Although we typically use our blog to report news and developments in SC Workers’ Compensation Law, from time to time it helps to get back to basics. We hope our “Workers’ Comp Fundamentals” series will be useful as a learning tool for those who are relatively new to the world of workers’ compensation, while providing a good refresher for the more “seasoned” practitioners among us! Today’s entry summarizes an injured worker’s entitlement to medical treatment under the SC Workers’ Compensation Act.
- Section 42-15-60 of the South Carolina Workers’ Compensation Act governs what medical benefits are provided under the Act.
- The employer/carrier is required to provide medical care that is causally-related to the work injury.
- Medical care can continue so long as in the opinion of the Commission it will “tend to lessen the period of disability.”
- Claimants are entitled to medical treatment after maximum medical improvement if they can establish that the treatment will “tend to lessen their period of disability.” A claimant must provide a doctor’s opinion stating that the post-MMI treatment will more likely than not be necessary, based upon a reasonable degree of medical certainty.
- In South Carolina, the employer/carrier directs medical treatment and choose the physicians who treat the claimant.
- Prosthetic devices are covered for repair or replacement for the lifetime of a claimant, including surgical hardware.
Obtaining Medical Records and Communication with Physicians
- Section 42-15-95(A) – An employee who seeks treatment for an injury or condition for which compensation is sought CONSENTS to the release of medical records.
- Send a request and cite Section 42-15-95 as allowing you to obtain the records.
Communication with Physicians
- Section 42-15-95(B) governs communication with health care providers.
- Issues that may be discussed:
- Medical history
- Course of treatment
- Work Restrictions
- Requirements to have such communication:
- Notify employee/claimant or Claimant’s attorney in timely fashion, In writing or orally prior to communication taking place.
- “Timely fashion” – Regulation 67-1308 says that 10 days notice Is required.
- Advise employee of the nature of the discussion or communication prior to the discussion or communication.

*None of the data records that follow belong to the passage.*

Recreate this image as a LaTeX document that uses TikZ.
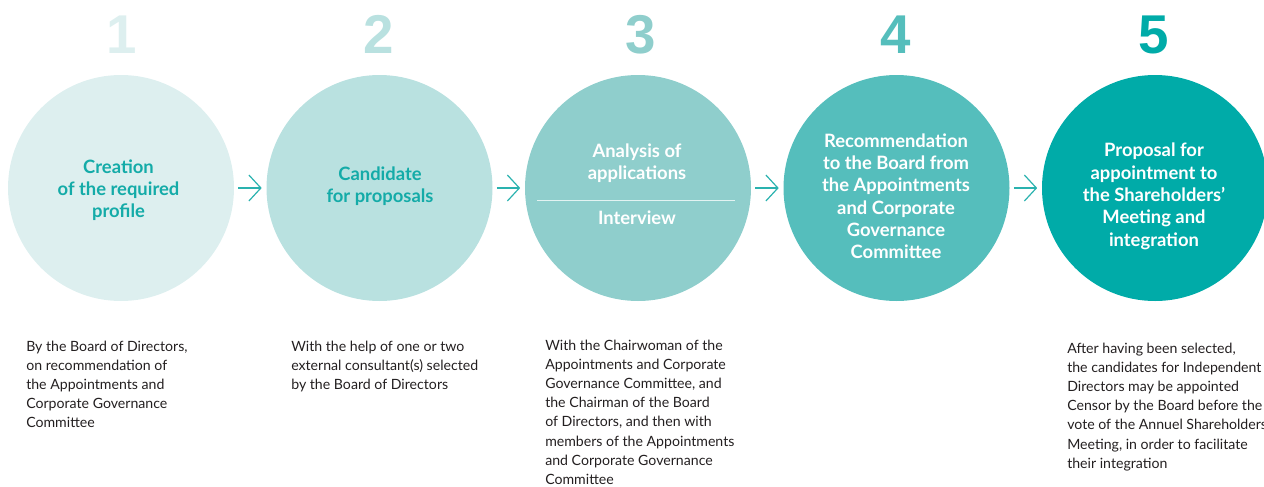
\documentclass[tikz,border=0pt]{standalone}
\usepackage{fontspec}
\setmainfont{Lato}
\setsansfont{Liberation Sans}
\usetikzlibrary{arrows.meta}
\definecolor{cA}{HTML}{DDEFEF}
\definecolor{cB}{HTML}{B9E1E0}
\definecolor{cC}{HTML}{8FCECC}
\definecolor{cD}{HTML}{55BEBC}
\definecolor{cE}{HTML}{00ABA8}
\definecolor{tealtext}{HTML}{14ABA8}
\definecolor{arrowc}{HTML}{2AB2AF}
\definecolor{bodytext}{HTML}{231F20}
\definecolor{divider}{HTML}{E3F3F2}
\newcommand{\bodypar}[1]{\parbox[t]{230pt}{\raggedright\fontsize{10.6}{14.4}\selectfont #1}}
\newcommand{\circpar}[1]{\parbox[t]{200pt}{\centering\bfseries\fontsize{13.8}{16.75}\selectfont #1}}
\begin{document}
\begin{tikzpicture}[x=0.75pt,y=-0.75pt,
  stage/.style={circle, minimum size=169.5pt, inner sep=0pt, fill=#1},
  num/.style={font=\sffamily\bfseries\fontsize{41}{41}\selectfont, text=#1, anchor=base, inner sep=0pt},
  ctext/.style={anchor=base, inner sep=0pt, text=#1},
  body/.style={anchor=base west, inner sep=0pt, text=bodytext},
  arr/.style={draw=arrowc, line width=0.9pt,
    -{Straight Barb[length=9pt,width=19.5pt,line width=0.9pt]},
    shorten <=3pt, shorten >=3.4pt}
]
\useasboundingbox (0,0) rectangle (1264,486);
\clip (0,0) rectangle (1264,486);

% numbers
\node[num=cA] (n1) at (122,53) {1};
\node[num=cB] (n2) at (379,53) {2};
\node[num=cC] (n3) at (641,53) {3};
\node[num=cD] (n4) at (896,53) {4};
\node[num=cE] (n5) at (1154,53) {5};

% circles
\node[stage=cA] (s1) at (121,188) {};
\node[stage=cB] (s2) at (379.5,188) {};
\node[stage=cC] (s3) at (638,188) {};
\node[stage=cD] (s4) at (896.5,188) {};
\node[stage=cE] (s5) at (1155,188) {};

% arrows
\draw[arr] (s1) -- (s2);
\draw[arr] (s2) -- (s3);
\draw[arr] (s3) -- (s4);
\draw[arr] (s4) -- (s5);

% circle texts
\node[ctext=tealtext] (l1) at (118.5,173) {\circpar{Creation\\of the required\\profile}};
\node[ctext=tealtext] (l2) at (380,180) {\circpar{Candidate\\for proposals}};
\node[ctext=white] (l3a) at (637,157.5) {\circpar{Analysis of\\applications}};
\draw[divider, line width=0.9pt] (537,200.7) -- (735,200.7);
\node[ctext=white] (l3b) at (637,224) {\circpar{Interview}};
\node[ctext=white] (l4) at (896,147.3) {\circpar{Recommendation\\to the Board from\\the Appointments\\and Corporate\\Governance\\Committee}};
\node[ctext=white] (l5) at (1154,156.7) {\circpar{Proposal for\\appointment to\\the Shareholders’\\Meeting and\\integration}};

% body texts
\node[body] (b1) at (26,351) {\bodypar{By the Board of Directors,\\on recommendation of\\the Appointments and\\Corporate Governance\\Committee}};
\node[body] (b2) at (291,351) {\bodypar{With the help of one or two\\external consultant(s) selected\\by the Board of Directors}};
\node[body] (b3) at (545,350) {\bodypar{With the Chairwoman of the\\Appointments and Corporate\\Governance Committee, and\\the Chairman of the Board\\of Directors, and then with\\members of the Appointments\\and Corporate Governance\\Committee}};
\node[body] (b5) at (1067,353) {\bodypar{After having been selected,\\the candidates for Independent\\Directors may be appointed\\Censor by the Board before the\\vote of the Annuel Shareholders\\Meeting, in order to facilitate\\their integration}};
\end{tikzpicture}
\end{document}
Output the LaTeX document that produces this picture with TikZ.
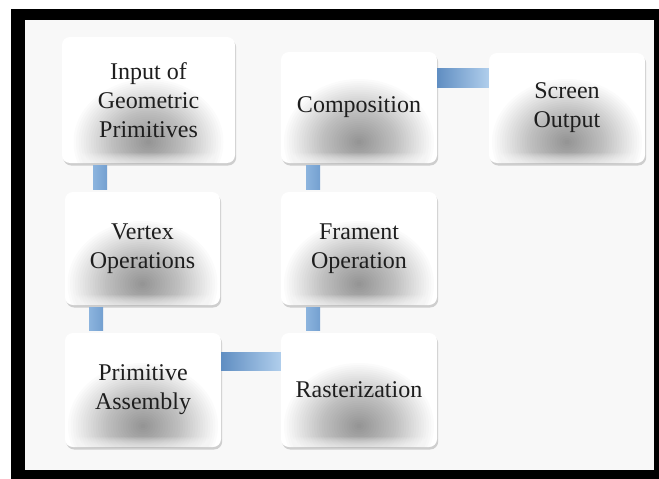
\documentclass[tikz,border=0pt]{standalone}
\usepackage{fontspec}
\setmainfont{Liberation Serif}
\usetikzlibrary{calc,shadows}
\definecolor{txt}{HTML}{1E1E1E}
\definecolor{bg}{HTML}{F8F8F8}
\definecolor{vbarL}{RGB}{140,180,222}
\definecolor{vbarR}{RGB}{116,160,208}
\definecolor{hbarL}{RGB}{96,142,194}
\definecolor{hbarR}{RGB}{176,206,236}
\begin{document}
\begin{tikzpicture}[x=1pt,y=-1pt,
  stage/.style={fill=white, rounded corners=8pt, align=center, inner sep=0pt,
    font=\fontsize{24}{29}\selectfont, text=txt,
    drop shadow={shadow xshift=1.2pt, shadow yshift=-2.5pt, opacity=0.35},
    path picture={
      \coordinate (blobc) at ($(path picture bounding box.south)+(0,-21)$);
      \foreach \i in {1,...,30}{
        \fill[black, opacity=0.015] (blobc) ellipse ({2.5*\i pt} and {2.1*\i pt});
      }
      \foreach \j in {1,...,10}{
        \fill[white, opacity=0.09]
          ($(path picture bounding box.south west)+(0,-\j)$) rectangle (path picture bounding box.south east);
      }
    }},
  vbar/.style={left color=vbarL, right color=vbarR},
  hbar/.style={left color=hbarL, right color=hbarR}]
% page and frame
\useasboundingbox (0,0) rectangle (659,479);
\fill[white] (0,0) rectangle (659,479);
\fill[black, even odd rule] (11,9) rectangle (659,479) (25,20) rectangle (654,470);
\fill[bg] (25,20) rectangle (654,470);
% stages
\node[stage, minimum width=173pt, minimum height=126pt] (inp) at (148.5,100) {Input of\\Geometric\\Primitives};
\node[stage, minimum width=156pt, minimum height=111pt] (comp) at (359,107.5) {Composition};
\node[stage, minimum width=156pt, minimum height=110pt] (scr) at (567,108) {Screen\\Output};
\node[stage, minimum width=155pt, minimum height=113pt] (vert) at (142.5,248.5) {Vertex\\Operations};
\node[stage, minimum width=156pt, minimum height=113pt] (fram) at (359,248.5) {Frament\\Operation};
\node[stage, minimum width=156pt, minimum height=114pt] (prim) at (143,390) {Primitive\\Assembly};
\node[stage, minimum width=156pt, minimum height=114pt] (rast) at (359,390) {Rasterization};
% connector positions
\coordinate (xa) at (100,0);
\coordinate (xb) at (313,0);
\coordinate (xc) at (96,0);
\coordinate (ya) at (0,77.5);
\coordinate (yb) at (0,361);
% connectors
\shade[vbar] ($(inp.south -| xa)+(-7,2)$) rectangle ($(vert.north -| xa)+(7,-2)$);
\shade[vbar] ($(comp.south -| xb)+(-7,2)$) rectangle ($(fram.north -| xb)+(7,-2)$);
\shade[vbar] ($(vert.south -| xc)+(-7,2)$) rectangle ($(prim.north -| xc)+(7,-2)$);
\shade[vbar] ($(fram.south -| xb)+(-7,2)$) rectangle ($(rast.north -| xb)+(7,-2)$);
\shade[hbar] ($(comp.east |- ya)+(0,-9.5)$) rectangle ($(scr.west |- ya)+(0,9.5)$);
\shade[hbar] ($(prim.east |- yb)+(0,-9)$) rectangle ($(rast.west |- yb)+(0,9)$);
\end{tikzpicture}
\end{document}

- Allow claimant or claimant’s attorney to attend the meeting or participate in the discussion.
- If written questions are used, provide a copy of the questions to the employee/claimant or claimant’s attorney at the same time the questions are submitted to the health care provider.
- Provide copy of response to questions to employee.
- Any information obtained in violation of these requirements cannot be used at a hearing.